- _Requirement_
Below is a block of records; reproduce all of them exactly and leave out any pictures.

Stored data entries
##########
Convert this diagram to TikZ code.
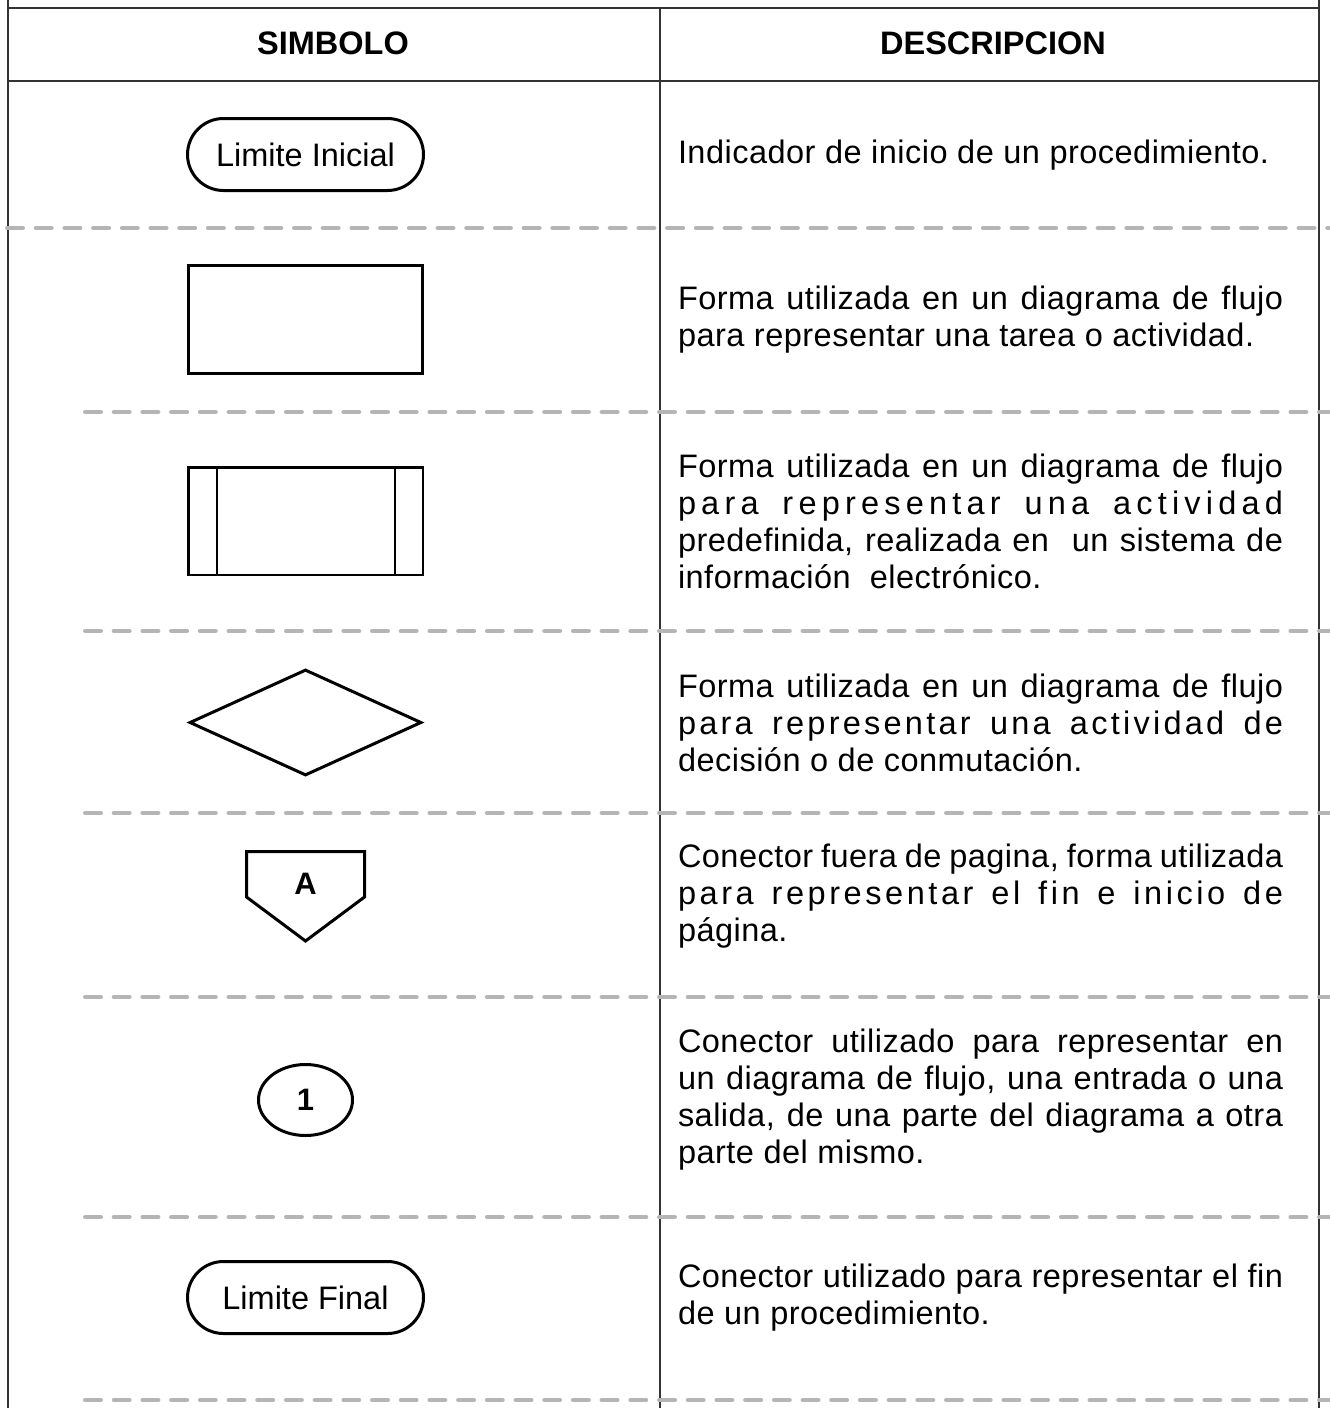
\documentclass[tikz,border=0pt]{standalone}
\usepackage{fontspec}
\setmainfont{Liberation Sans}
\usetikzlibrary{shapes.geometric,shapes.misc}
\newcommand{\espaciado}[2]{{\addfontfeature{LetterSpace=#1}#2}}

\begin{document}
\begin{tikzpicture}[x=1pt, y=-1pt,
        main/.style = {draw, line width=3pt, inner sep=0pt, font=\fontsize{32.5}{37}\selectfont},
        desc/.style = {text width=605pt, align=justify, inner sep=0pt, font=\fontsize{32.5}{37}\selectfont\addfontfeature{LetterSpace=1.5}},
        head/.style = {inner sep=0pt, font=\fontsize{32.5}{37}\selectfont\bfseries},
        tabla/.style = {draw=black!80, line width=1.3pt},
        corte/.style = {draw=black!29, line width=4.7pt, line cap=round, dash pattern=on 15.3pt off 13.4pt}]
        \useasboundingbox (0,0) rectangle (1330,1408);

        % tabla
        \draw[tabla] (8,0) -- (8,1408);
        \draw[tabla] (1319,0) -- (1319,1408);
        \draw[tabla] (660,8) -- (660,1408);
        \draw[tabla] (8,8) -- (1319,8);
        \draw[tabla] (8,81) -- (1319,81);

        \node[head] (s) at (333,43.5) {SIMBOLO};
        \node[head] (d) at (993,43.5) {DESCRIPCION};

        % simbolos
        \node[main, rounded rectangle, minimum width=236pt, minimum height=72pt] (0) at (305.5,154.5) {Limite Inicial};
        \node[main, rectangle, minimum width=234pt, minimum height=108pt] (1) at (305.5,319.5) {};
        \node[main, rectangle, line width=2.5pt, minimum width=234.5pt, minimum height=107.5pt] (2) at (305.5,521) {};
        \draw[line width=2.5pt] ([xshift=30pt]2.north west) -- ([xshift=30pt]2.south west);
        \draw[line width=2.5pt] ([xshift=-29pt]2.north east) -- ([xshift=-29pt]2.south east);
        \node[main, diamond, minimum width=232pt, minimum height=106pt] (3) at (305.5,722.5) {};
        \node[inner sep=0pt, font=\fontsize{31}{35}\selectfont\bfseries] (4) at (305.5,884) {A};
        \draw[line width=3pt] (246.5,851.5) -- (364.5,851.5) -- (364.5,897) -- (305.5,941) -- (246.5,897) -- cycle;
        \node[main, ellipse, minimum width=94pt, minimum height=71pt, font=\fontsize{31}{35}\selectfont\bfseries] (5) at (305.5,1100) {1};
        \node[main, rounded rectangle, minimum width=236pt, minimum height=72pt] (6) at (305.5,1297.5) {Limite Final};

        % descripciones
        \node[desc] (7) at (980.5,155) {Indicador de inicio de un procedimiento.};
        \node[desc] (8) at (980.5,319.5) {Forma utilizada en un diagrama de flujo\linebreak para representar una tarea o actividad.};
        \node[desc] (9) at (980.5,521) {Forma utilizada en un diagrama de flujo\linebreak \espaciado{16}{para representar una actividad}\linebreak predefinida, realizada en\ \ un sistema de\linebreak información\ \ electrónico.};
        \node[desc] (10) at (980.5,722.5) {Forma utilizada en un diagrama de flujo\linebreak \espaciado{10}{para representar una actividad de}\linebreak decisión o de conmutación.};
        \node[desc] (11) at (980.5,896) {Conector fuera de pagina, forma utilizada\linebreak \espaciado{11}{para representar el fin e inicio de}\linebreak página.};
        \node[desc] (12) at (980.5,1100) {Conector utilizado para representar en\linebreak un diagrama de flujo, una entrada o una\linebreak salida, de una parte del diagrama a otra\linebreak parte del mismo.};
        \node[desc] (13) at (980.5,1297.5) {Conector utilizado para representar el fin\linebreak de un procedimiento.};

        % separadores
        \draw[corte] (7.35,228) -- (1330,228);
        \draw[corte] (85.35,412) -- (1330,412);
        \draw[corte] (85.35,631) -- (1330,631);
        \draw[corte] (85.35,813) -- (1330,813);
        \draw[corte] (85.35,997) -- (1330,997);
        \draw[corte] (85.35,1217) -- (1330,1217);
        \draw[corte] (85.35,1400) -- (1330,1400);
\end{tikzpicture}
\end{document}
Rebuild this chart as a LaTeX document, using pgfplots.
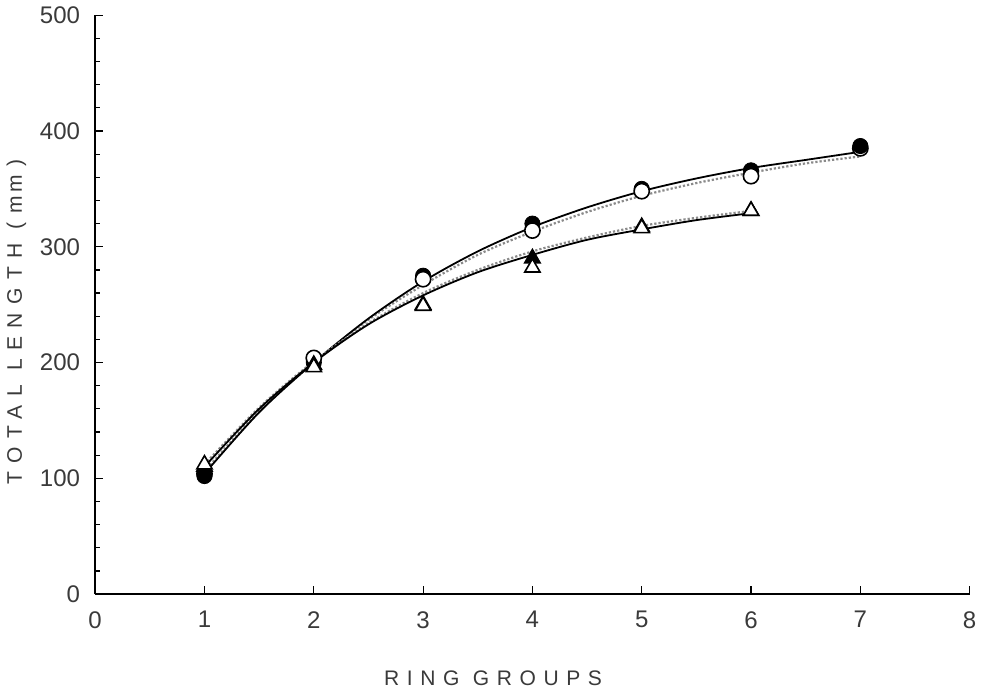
##########
- _Solution_
Convert this diagram to TikZ code.
\documentclass[tikz,border=0pt]{standalone}
\usepackage{fontspec}
\setmainfont{Liberation Sans}
\usetikzlibrary{shapes.geometric,shapes.misc}
\newcommand{\espaciado}[2]{{\addfontfeature{LetterSpace=#1}#2}}

\begin{document}
\begin{tikzpicture}[x=1pt, y=-1pt,
        main/.style = {draw, line width=3pt, inner sep=0pt, font=\fontsize{32.5}{37}\selectfont},
        desc/.style = {text width=605pt, align=justify, inner sep=0pt, font=\fontsize{32.5}{37}\selectfont\addfontfeature{LetterSpace=1.5}},
        head/.style = {inner sep=0pt, font=\fontsize{32.5}{37}\selectfont\bfseries},
        tabla/.style = {draw=black!80, line width=1.3pt},
        corte/.style = {draw=black!29, line width=4.7pt, line cap=round, dash pattern=on 15.3pt off 13.4pt}]
        \useasboundingbox (0,0) rectangle (1330,1408);

        % tabla
        \draw[tabla] (8,0) -- (8,1408);
        \draw[tabla] (1319,0) -- (1319,1408);
        \draw[tabla] (660,8) -- (660,1408);
        \draw[tabla] (8,8) -- (1319,8);
        \draw[tabla] (8,81) -- (1319,81);

        \node[head] (s) at (333,43.5) {SIMBOLO};
        \node[head] (d) at (993,43.5) {DESCRIPCION};

        % simbolos
        \node[main, rounded rectangle, minimum width=236pt, minimum height=72pt] (0) at (305.5,154.5) {Limite Inicial};
        \node[main, rectangle, minimum width=234pt, minimum height=108pt] (1) at (305.5,319.5) {};
        \node[main, rectangle, line width=2.5pt, minimum width=234.5pt, minimum height=107.5pt] (2) at (305.5,521) {};
        \draw[line width=2.5pt] ([xshift=30pt]2.north west) -- ([xshift=30pt]2.south west);
        \draw[line width=2.5pt] ([xshift=-29pt]2.north east) -- ([xshift=-29pt]2.south east);
        \node[main, diamond, minimum width=232pt, minimum height=106pt] (3) at (305.5,722.5) {};
        \node[inner sep=0pt, font=\fontsize{31}{35}\selectfont\bfseries] (4) at (305.5,884) {A};
        \draw[line width=3pt] (246.5,851.5) -- (364.5,851.5) -- (364.5,897) -- (305.5,941) -- (246.5,897) -- cycle;
        \node[main, ellipse, minimum width=94pt, minimum height=71pt, font=\fontsize{31}{35}\selectfont\bfseries] (5) at (305.5,1100) {1};
        \node[main, rounded rectangle, minimum width=236pt, minimum height=72pt] (6) at (305.5,1297.5) {Limite Final};

        % descripciones
        \node[desc] (7) at (980.5,155) {Indicador de inicio de un procedimiento.};
        \node[desc] (8) at (980.5,319.5) {Forma utilizada en un diagrama de flujo\linebreak para representar una tarea o actividad.};
        \node[desc] (9) at (980.5,521) {Forma utilizada en un diagrama de flujo\linebreak \espaciado{16}{para representar una actividad}\linebreak predefinida, realizada en\ \ un sistema de\linebreak información\ \ electrónico.};
        \node[desc] (10) at (980.5,722.5) {Forma utilizada en un diagrama de flujo\linebreak \espaciado{10}{para representar una actividad de}\linebreak decisión o de conmutación.};
        \node[desc] (11) at (980.5,896) {Conector fuera de pagina, forma utilizada\linebreak \espaciado{11}{para representar el fin e inicio de}\linebreak página.};
        \node[desc] (12) at (980.5,1100) {Conector utilizado para representar en\linebreak un diagrama de flujo, una entrada o una\linebreak salida, de una parte del diagrama a otra\linebreak parte del mismo.};
        \node[desc] (13) at (980.5,1297.5) {Conector utilizado para representar el fin\linebreak de un procedimiento.};

        % separadores
        \draw[corte] (7.35,228) -- (1330,228);
        \draw[corte] (85.35,412) -- (1330,412);
        \draw[corte] (85.35,631) -- (1330,631);
        \draw[corte] (85.35,813) -- (1330,813);
        \draw[corte] (85.35,997) -- (1330,997);
        \draw[corte] (85.35,1217) -- (1330,1217);
        \draw[corte] (85.35,1400) -- (1330,1400);
\end{tikzpicture}
\end{document}
Rebuild this chart as a LaTeX document, using pgfplots.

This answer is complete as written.